Но в то время как французский король Людовик Святой и английский принц Эдуард вели утомительные и безнадежные крестовые походы, в Атлантическом океане возобновились путешествия в поисках неизведанного. В 1270 г. Ланселот — Малочелло открыл Канарские острова, в 1281 или 1291 г. генуэзские галеры, ведомые Тедизио Дориа и Вивальди, которые стремились «дойти морем до портов Индии, чтобы торговать», достигли Гозоры, или мыса Нон в Берберии, южной Крайней Фулы и, по позднейшей версии, «проплыли по Гинойскому (Гвинейскому) морю до одного из городов Эфиопии». Здесь даже легенда потеряла их из виду, ибо в 1312 г. о них уже иикто больше ничего не знал.

Судя по частым и настойчивым упоминаниям об этом путешествии в литературе позднего средневековья, отважные генуэзцы привлекли к себе внимание как ученых, так и купцов. Это и не удивительно, ибо они были пионерами путешествий и географических исследований, которые христианский мир предпринимал в южной оконечности ведомой ему земли, предтечами тех океанских плаваний, которые привели к открытиям принца Генриха, да Гамы, Колумба и Магеллана, первыми, кто открыто бросил вызов обескураживающим теориям географов, подобным теориям Птолемея, бездеятельности и традиционализму арабов, а также причудливым вымыслам сказителей, которые за отсутствием подлинных знаний сочиняли жуткие небылицы.

Первая эпоха, если можно ее так назвать, эпоха Путешествий по Южной Атлантике и Африке, всецело принадлежала итальянцам; вторая была ознаменована стремлением государств, находящихся под испанским господством, снарядить флот и отправить его в плавание под командованием генуэзских капитанов.
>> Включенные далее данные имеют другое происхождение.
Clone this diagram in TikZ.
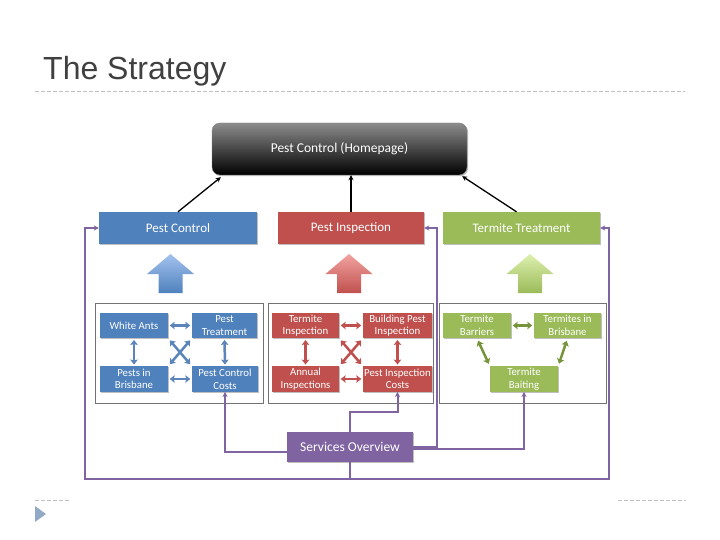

В 1317 г. генуэзец Эммануэль Пессана стал португальским адмиралом; в 1341 г. три корабля, команды которых были набраны из португальцев и «других испанцев», а также немногих итальянцев, отправились в плавание из Лиссабона в поисках «вновь открытых» Малочелло островов, которые папа буллой от 15 ноября 1334 г. даровал дону Луису Испанскому и которые Боккаччо так описывает, ссылаясь на подлинные письма флорентийских купцов и участников путешествия, предпринятого в 1341 г.: «Земля была обнаружена на пятый день после отплытия из Тахо» (1 июля); флот оставался там до ноября и, вернувшись, доставил четверых туземцев и плоды растений, произраставших на островах. Главный кормчий полагал, что острова эти находились на расстоянии около девятисот миль от Севильи. Можно с уверенностью предположить, что архипелаг, в состав которого входит тринадцать островов, впервые исследованных и описанных, был именно тем, что в греческой географии именовалось Счастливыми островами — Канарскими островами современных карт. Пять крупнейших островов с населяющими их нагими, но вовсе не дикими людьми, с превосходными деревянными домами и стадами коз, пальмами и фиговыми деревьями, садами и хлебными полями, скалистыми горами и сосновыми лесами известны нам теперь под названиями Ферро, Пальма, Гомера, Гран-Канария и Тенериффе. Путники решили, что последний из названных островов с его отвесными берегами, подобными крепостным стенам, поднимается на высоту тридцати тысяч футов, однако, устрашившись колдовских знаков, они не осмелились высадиться и вернулись в Испанию, представив пиренейским торговцам и пиратам использовать вновь открытые острова в качестве удобного перевалочного пункта в невольничьей торговле. Так продолжалось до завоевания островов Бетанкуром в 1402 г.

Экспедиция 1341 г., ища малого, достигла многого. Последовавшее вскоре Каталонское плавание (1346 г.) в каком-то смысле представляло собой возврат к сумасбродным и более амбициозным планам первых генуэзцев. 10 августа 1346 г. Хаим Феррер отправился из Майорки к Золотой реке, но, как сообщает Каталонская карта 1375 г., с тех пор никто не слышал об этой галере. Однако на той же карте зафиксировано пребывание судна этих первооткрывателей у берегов «мыса финистерре, у Западной Африки»; в конечном счете есть основание предполагать, что Каталонское плавание было we чем иным, как попыткой открытия торгового пути в Гвинею. Эта земля приобретала известность у купцов Нима, Марселя и христианского Средиземноморья благодаря торговым караванам, путь которых пролегал через Сахару. Даже принц Генрих начинал подобным образом: Гвинея была для него остановкой на полпути к Индии.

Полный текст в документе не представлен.